*Update 30 March 2017*
Understanding the United States involves analysis of not just its politics and its economy, but its culture and society. The Centre does this through employing a range of experts, including academics specialising in American cinema and literature, as well as US foreign policy, government and history.
Through their research and award-winning teaching, the Centre’s academic staff are pivotal to its mission of informing and educating Australians about the United States. The overwhelmingly positive response from students and academic peers to this work speaks for itself.
28 March 2017
The United States Studies Centre at the University of Sydney appointed James Brown as Director of the Alliance 21 program in 2014. His appointment was overseen by the former CEO of the Centre, Dr Bates Gill, and the previous Director of the Alliance 21 program, the Hon. Robert Hill.

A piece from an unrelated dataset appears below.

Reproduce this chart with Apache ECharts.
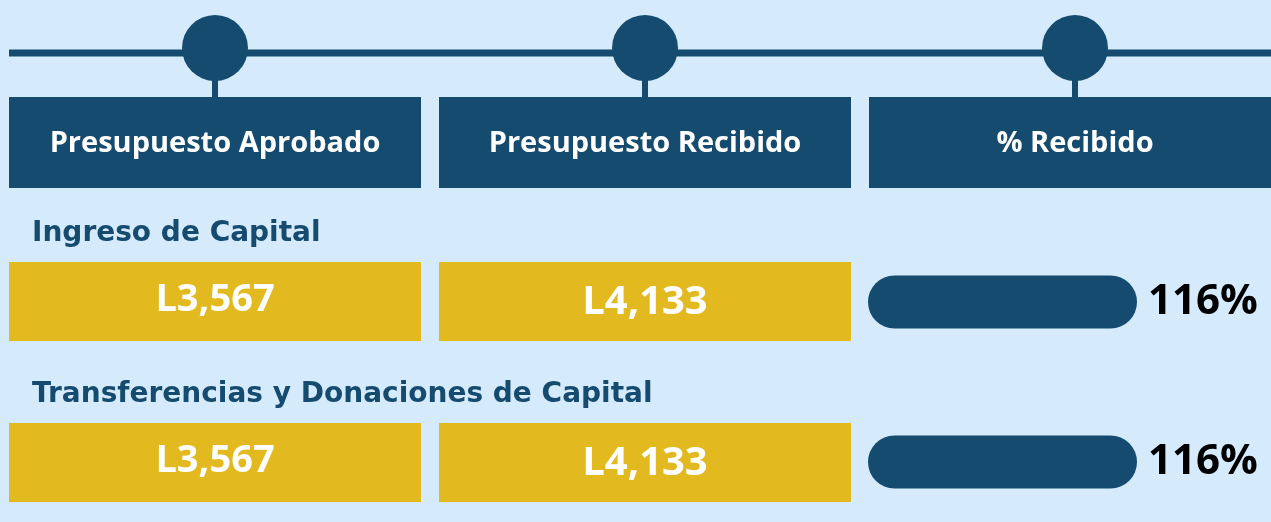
<!DOCTYPE html>
<html>
<head>
<meta charset="utf-8">
<script src="https://cdn.jsdelivr.net/npm/echarts@6/dist/echarts.min.js"></script>
<style>
html, body { margin: 0; padding: 0; background: #d5eafb; }
#main { width: 1271px; height: 522px; }
</style>
</head>
<body>
<div id="main"></div>
<script>
// datos
var columnas = ["Presupuesto Aprobado", "Presupuesto Recibido", "% Recibido"];
var rubros = ["Ingreso de Capital", "Transferencias y Donaciones de Capital"];
var aprobado = [3567, 3567];
var recibido = [4133, 4133];
var porcentaje = [116, 116];

var navy = "#154b6f";
var gold = "#e2b91e";

var celdas = [];
rubros.forEach(function (r, i) {
  celdas.push([0, i, aprobado[i]]);
  celdas.push([1, i, recibido[i]]);
});

function lempiras(v) {
  return "L" + echarts.format.addCommas(v);
}

var myChart = echarts.init(document.getElementById("main"));
myChart.setOption({
  backgroundColor: "#d5eafb",
  animation: false,
  grid: [
    { left: 0, top: 97, width: 1290, height: 91, outerBoundsMode: "none" },  // encabezado
    { left: 0, top: 220, width: 1290, height: 322, outerBoundsMode: "none" }, // tabla
    { left: 868, top: 222, width: 269, height: 320, outerBoundsMode: "none" } // barras %
  ],
  xAxis: [
    { gridIndex: 0, type: "category", data: columnas, show: false },
    { gridIndex: 1, type: "category", data: columnas, show: false },
    { gridIndex: 2, type: "value", min: 0, max: 116, show: false }
  ],
  yAxis: [
    { gridIndex: 0, type: "category", data: [""], show: false },
    { gridIndex: 1, type: "category", data: rubros, inverse: true, show: false },
    { gridIndex: 2, type: "category", data: rubros, inverse: true, show: false }
  ],
  graphic: [
    {
      type: "line",
      z: 0,
      shape: { x1: 9, y1: 53, x2: 1271, y2: 53 },
      style: { stroke: navy, lineWidth: 7 }
    }
  ],
  series: [
    {
      // encabezados con circulo
      type: "custom",
      xAxisIndex: 0,
      yAxisIndex: 0,
      z: 5,
      data: columnas.map(function (c, i) { return [i, 0]; }),
      renderItem: function (params, api) {
        var c = api.coord([api.value(0), 0]);
        var band = api.size([1, 0])[0];
        var cs = params.coordSys;
        var w = band - 18;
        return {
          type: "group",
          children: [
            { type: "rect", shape: { x: c[0] - w / 2, y: cs.y, width: w, height: cs.height }, style: { fill: navy } },
            { type: "rect", shape: { x: c[0] - 3, y: cs.y - 20, width: 6, height: 20 }, style: { fill: navy } },
            { type: "circle", shape: { cx: c[0], cy: cs.y - 49, r: 33 }, style: { fill: navy } },
            {
              type: "text",
              x: c[0],
              y: cs.y + cs.height / 2 + 1,
              style: {
                text: columnas[params.dataIndex],
                fill: "#ffffff",
                font: 'bold 29px "Open Sans"',
                align: "center",
                verticalAlign: "middle",
                textAlign: "center",
                textVerticalAlign: "middle"
              }
            }
          ]
        };
      }
    },
    {
      // nombre del rubro
      type: "custom",
      xAxisIndex: 1,
      yAxisIndex: 1,
      data: rubros.map(function (r, i) { return [0, i]; }),
      renderItem: function (params, api) {
        var c = api.coord([0, api.value(1)]);
        return {
          type: "text",
          x: 32,
          y: c[1] - 67,
          style: {
            text: rubros[params.dataIndex],
            fill: navy,
            font: 'bold 28px "DejaVu Sans"',
            align: "left",
            verticalAlign: "middle",
            textAlign: "left",
            textVerticalAlign: "middle"
          }
        };
      }
    },
    {
      // celdas amarillas
      type: "custom",
      xAxisIndex: 1,
      yAxisIndex: 1,
      data: celdas,
      renderItem: function (params, api) {
        var col = api.value(0);
        var c = api.coord([col, api.value(1)]);
        var size = api.size([1, 1]);
        var w = size[0] - 18;
        var h = 79;
        var fs = col === 0 ? 38 : 40;
        return {
          type: "group",
          children: [
            { type: "rect", shape: { x: c[0] - w / 2, y: c[1] - h / 2 + 1, width: w, height: h }, style: { fill: gold } },
            {
              type: "text",
              x: c[0],
              y: c[1] + (col === 0 ? 0 : 2),
              style: {
                text: lempiras(api.value(2)),
                fill: "#ffffff",
                font: "bold " + fs + 'px "Open Sans"',
                align: "center",
                verticalAlign: "middle",
                textAlign: "center",
                textVerticalAlign: "middle"
              }
            }
          ]
        };
      }
    },
    {
      name: "% Recibido",
      type: "bar",
      xAxisIndex: 2,
      yAxisIndex: 2,
      data: porcentaje,
      barWidth: 53,
      itemStyle: { color: navy, borderRadius: 26.5 },
      label: {
        show: true,
        position: "right",
        distance: 11,
        formatter: "{c}%",
        color: "#000000",
        fontFamily: "Open Sans",
        fontWeight: "bold",
        fontSize: 42
      }
    }
  ]
});
</script>
</body>
</html>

James was appointed on the basis of his eminent qualifications as a defence policy researcher with the Lowy Institute for International Policy (2010-2014), distinguished service in the Australian Defence Force, his contribution to public debate through his writings (Anzac’s Long Shadow) and his strong media presence.

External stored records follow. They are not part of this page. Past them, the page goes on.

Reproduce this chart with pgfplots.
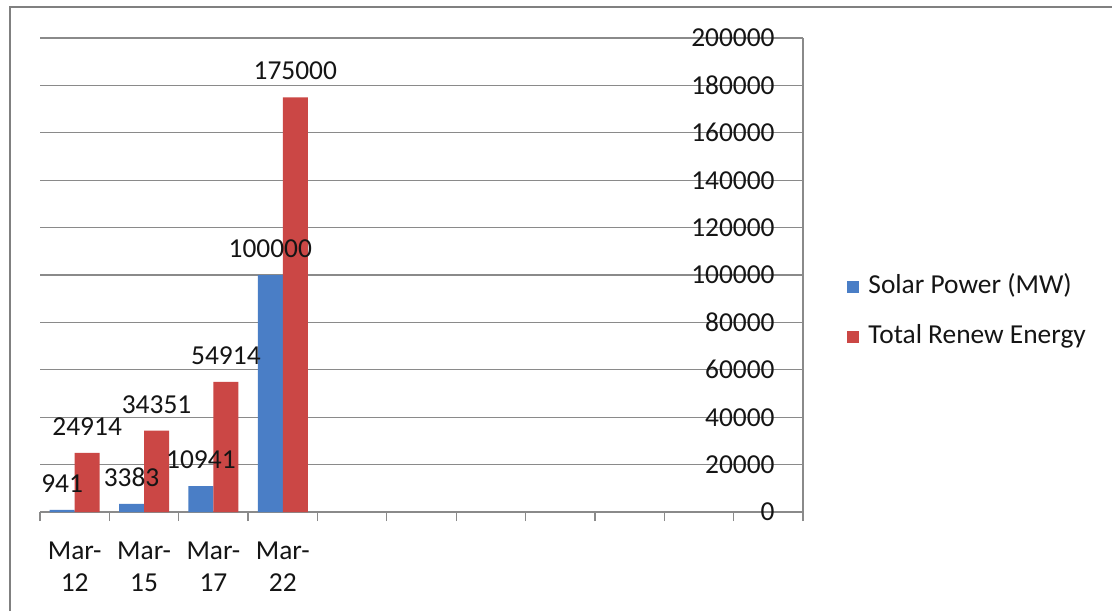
\documentclass[border=0pt]{standalone}
\usepackage{fontspec}
\setmainfont{Carlito}
\usepackage{pgfplots}
\pgfplotsset{compat=1.18}
\usepackage{pgfplotstable}

\definecolor{solarblue}{HTML}{4A7EC6}
\definecolor{renewred}{HTML}{CB4745}
\definecolor{gridgray}{HTML}{8A8A8A}
\definecolor{framegray}{HTML}{808080}
\definecolor{labeltext}{HTML}{151515}

% x = category slot, s = solar power (MW), r = total renewable energy
\pgfplotstableread{
x s r
0 941 24914
1 3383 34351
2 10941 54914
3 100000 175000
}\energydata

\begin{document}
\fontsize{13.7}{16}\selectfont
\begin{tikzpicture}
\useasboundingbox (0,0) rectangle (556pt,-305.5pt);
\fill[white] (0,0) rectangle (556pt,-305.5pt);
\draw[framegray, line width=1.3pt] (5pt,-305.5pt) -- (5pt,-3.5pt) -- (556pt,-3.5pt);
\begin{axis}[
  at={(20pt,-256pt)}, anchor=south west,
  scale only axis, width=381.5pt, height=237pt,
  xmin=-0.5, xmax=10.5, ymin=0, ymax=200000,
  axis x line*=bottom, axis y line*=right,
  axis line style={gridgray, line width=0.65pt},
  ybar=0pt, bar width=12.5pt,
  xtick={0,1,2,3},
  xticklabels={{Mar-\\12},{Mar-\\15},{Mar-\\17},{Mar-\\22}},
  minor xtick={-0.5,0.5,...,10.5},
  major tick length=0pt, minor tick length=4.5pt,
  tick align=outside,
  tick style={gridgray, line width=0.65pt},
  scaled y ticks=false,
  ytick={0,20000,40000,60000,80000,100000,120000,140000,160000,180000,200000},
  yticklabels={0,20000,40000,60000,80000,100000,120000,140000,160000,180000,200000},
  ymajorgrids, grid style={gridgray, line width=0.65pt},
  xticklabel style={align=center, inner sep=0pt, anchor=north, yshift=-15pt, text=labeltext},
  yticklabel style={anchor=east, inner sep=0pt, xshift=-14pt, text=labeltext},
  /pgf/number format/assume math mode=true,
  point meta=explicit symbolic,
  nodes near coords={\pgfplotspointmeta},
  every node near coord/.append style={anchor=south, inner sep=0pt, yshift=8.5pt, text=labeltext},
  legend style={at={(rel axis cs:1.0577,0.422)}, anchor=west, draw=none, fill=none,
    inner sep=0pt, row sep=13.5pt, column sep=4.5pt,
    nodes={inner sep=0pt, text height=9pt, text depth=2.5pt, text=labeltext}},
  legend cell align=left,
  legend image code/.code={\fill[#1] (0pt,-3pt) rectangle (6pt,3pt);},
]
\addplot[fill=solarblue, draw=none] table[x=x, y=s, meta=s] {\energydata};
\addplot[fill=renewred, draw=none] table[x=x, y=r, meta=r] {\energydata};
\legend{Solar Power (MW), Total Renew Energy}
\end{axis}
\end{tikzpicture}
\end{document}
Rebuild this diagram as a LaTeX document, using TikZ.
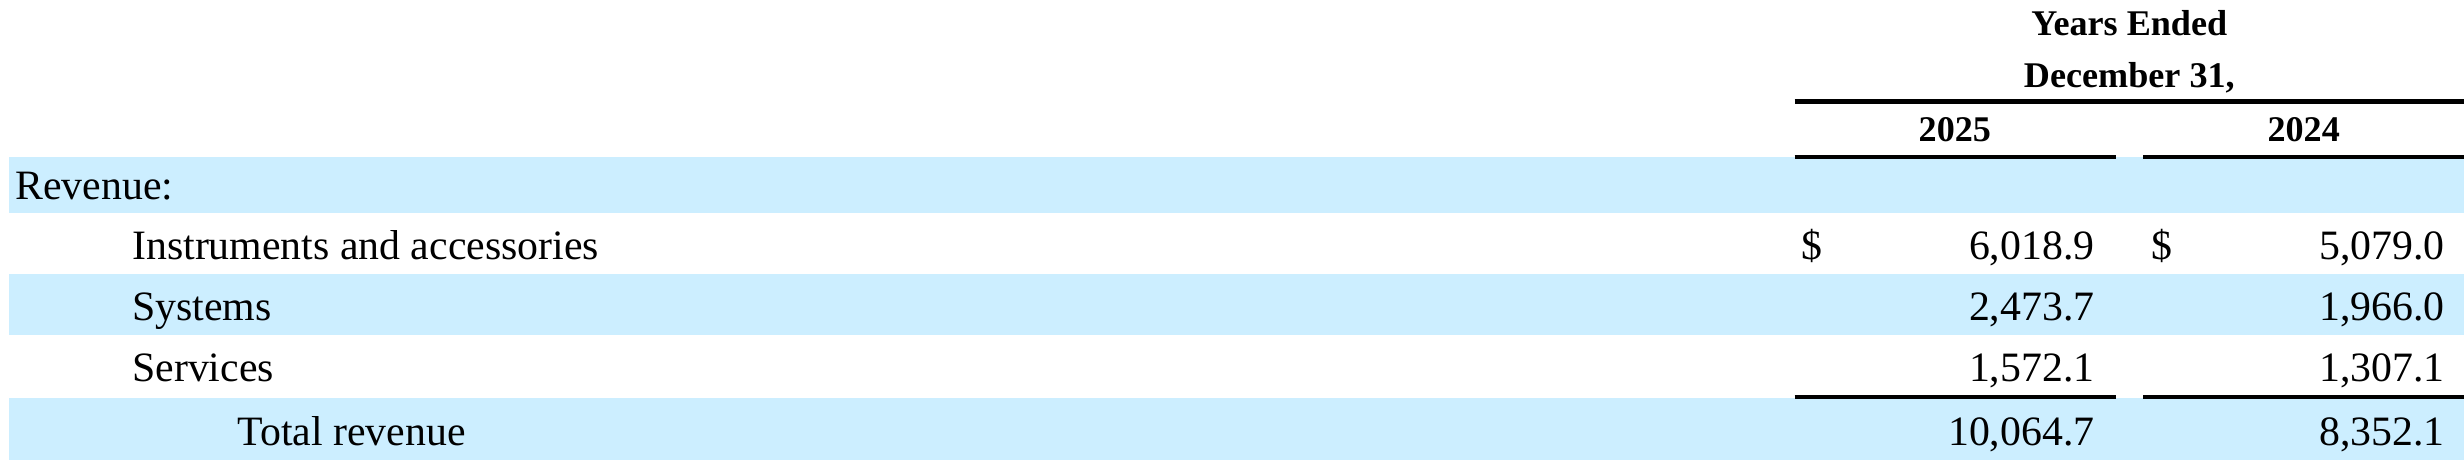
\documentclass[tikz,border=0pt]{standalone}
\usepackage{fontspec}
\setmainfont{Liberation Serif}
\definecolor{bandblue}{RGB}{204,238,255}
\begin{document}
\begin{tikzpicture}[x=1pt,y=-1pt,
  body/.style={inner sep=0pt, font=\fontsize{26.6}{30}\selectfont},
  head/.style={inner sep=0pt, font=\fontsize{23}{26}\selectfont\bfseries},
  rulethick/.style={line width=2.8pt, black},
  band/.style={fill=bandblue, draw=none}]
\useasboundingbox (0,0) rectangle (1568,293);
% bands
\path[band] (6,100) rectangle (1568,135.5);
\path[band] (6,174.4) rectangle (1568,213.4);
\path[band] (6,253.5) rectangle (1568,293);
% header
\node[head, anchor=base] (yrs) at (1355,22.3) {Years Ended};
\node[head, anchor=base] (dec) at (1355,55.6) {December 31,};
\node[head, anchor=base] (y25) at (1244,90.2) {2025};
\node[head, anchor=base] (y24) at (1466,90.2) {2024};
\coordinate (tl) at (1142,64.7);
\coordinate (tr) at (1568,64.7);
\draw[rulethick] (tl) -- (tr);
\coordinate (a1) at (1142,99.8);
\coordinate (a2) at (1346.5,99.8);
\coordinate (b1) at (1364,99.8);
\coordinate (b2) at (1568,99.8);
\draw[rulethick] (a1) -- (a2);
\draw[rulethick] (b1) -- (b2);
% labels
\node[body, anchor=base west] (rev) at (9.7,126.8) {Revenue:};
\node[body, anchor=base west] (ins) at (84,165) {Instruments and accessories};
\node[body, anchor=base west] (sys) at (84,203.8) {Systems};
\node[body, anchor=base west] (ser) at (84,243) {Services};
\node[body, anchor=base west] (tot) at (151,283.3) {Total revenue};
% values
\node[body, anchor=base west] (d1) at (1146,165) {\$};
\node[body, anchor=base west] (d2) at (1369,165) {\$};
\node[body, anchor=base east] (v11) at (1333,165) {6,018.9};
\node[body, anchor=base east] (v12) at (1556,165) {5,079.0};
\node[body, anchor=base east] (v21) at (1333,203.8) {2,473.7};
\node[body, anchor=base east] (v22) at (1556,203.8) {1,966.0};
\node[body, anchor=base east] (v31) at (1333,243) {1,572.1};
\node[body, anchor=base east] (v32) at (1556,243) {1,307.1};
\node[body, anchor=base east] (v41) at (1333,283.3) {10,064.7};
\node[body, anchor=base east] (v42) at (1556,283.3) {8,352.1};
% total rules
\coordinate (c1) at (1142,252.5);
\coordinate (c2) at (1346.5,252.5);
\coordinate (e1) at (1364,252.5);
\coordinate (e2) at (1568,252.5);
\draw[rulethick] (c1) -- (c2);
\draw[rulethick] (e1) -- (e2);
\end{tikzpicture}
\end{document}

The Centre was fully aware of James’ family connections to Prime Minister Malcolm Turnbull who, at the time, was Minister for Communications, and Lucy Turnbull AO (USSC Board member 2007-2015). This played no role in his appointment. James was previously approached to join the Centre in 2010 and in 2012, but had declined the invitations.
The Centre encourages robust discussion and debate between staff on its broad areas of research; there is no Centre-wide position. Authors publish papers under their own name and the Centre commissions research both internally and externally. Protocols are in place to ensure the independence and high quality of research output, including external peer review. The Centre’s vitality is evidenced in a healthy difference of opinion between researchers, academics and authors.

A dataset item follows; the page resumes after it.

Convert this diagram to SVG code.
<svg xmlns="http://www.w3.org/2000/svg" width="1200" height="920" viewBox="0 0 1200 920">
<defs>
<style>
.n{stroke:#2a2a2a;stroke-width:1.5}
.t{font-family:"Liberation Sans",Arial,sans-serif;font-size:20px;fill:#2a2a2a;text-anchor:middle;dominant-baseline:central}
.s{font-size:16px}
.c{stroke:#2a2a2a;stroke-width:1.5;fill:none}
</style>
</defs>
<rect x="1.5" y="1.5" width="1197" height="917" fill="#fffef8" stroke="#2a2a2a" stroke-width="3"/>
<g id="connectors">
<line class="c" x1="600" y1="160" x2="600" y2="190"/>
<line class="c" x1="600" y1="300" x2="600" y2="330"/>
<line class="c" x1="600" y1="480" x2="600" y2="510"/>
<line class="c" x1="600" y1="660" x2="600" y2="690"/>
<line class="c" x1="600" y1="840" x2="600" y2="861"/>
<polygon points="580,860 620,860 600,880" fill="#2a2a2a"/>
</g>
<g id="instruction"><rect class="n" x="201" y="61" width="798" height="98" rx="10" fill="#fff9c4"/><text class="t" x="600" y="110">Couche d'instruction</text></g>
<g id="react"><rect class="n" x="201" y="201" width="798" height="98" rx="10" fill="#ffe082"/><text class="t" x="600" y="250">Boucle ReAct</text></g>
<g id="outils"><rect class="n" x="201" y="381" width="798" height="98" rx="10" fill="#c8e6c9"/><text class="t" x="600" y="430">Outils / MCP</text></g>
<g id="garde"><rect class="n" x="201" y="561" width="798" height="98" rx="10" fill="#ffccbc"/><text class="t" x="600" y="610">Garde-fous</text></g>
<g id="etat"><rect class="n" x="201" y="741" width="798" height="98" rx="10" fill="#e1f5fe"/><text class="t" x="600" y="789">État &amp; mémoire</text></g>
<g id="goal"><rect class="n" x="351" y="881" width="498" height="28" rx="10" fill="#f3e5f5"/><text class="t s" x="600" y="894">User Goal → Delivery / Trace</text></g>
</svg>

Following the election of US President Donald Trump, the need for analysis and debate about the United States and the US-Australia relationship has never been greater. Under James' leadership, the Centre's research team has produced six valuable publications following the 2016 US presidential election, guiding policymakers and the public through an unprecedented time in US history. The Centre fully supports James in his role as leader of the Centre's research on foreign policy, defence and strategy.
Beyond the tuition revenue received from its teaching program, the Centre's financial support comes from an array of sources, including corporations, individuals and governments from both sides of politics. This diverse mix of financial support is key to the Centre's independence, enabling high quality teaching, research, and outreach.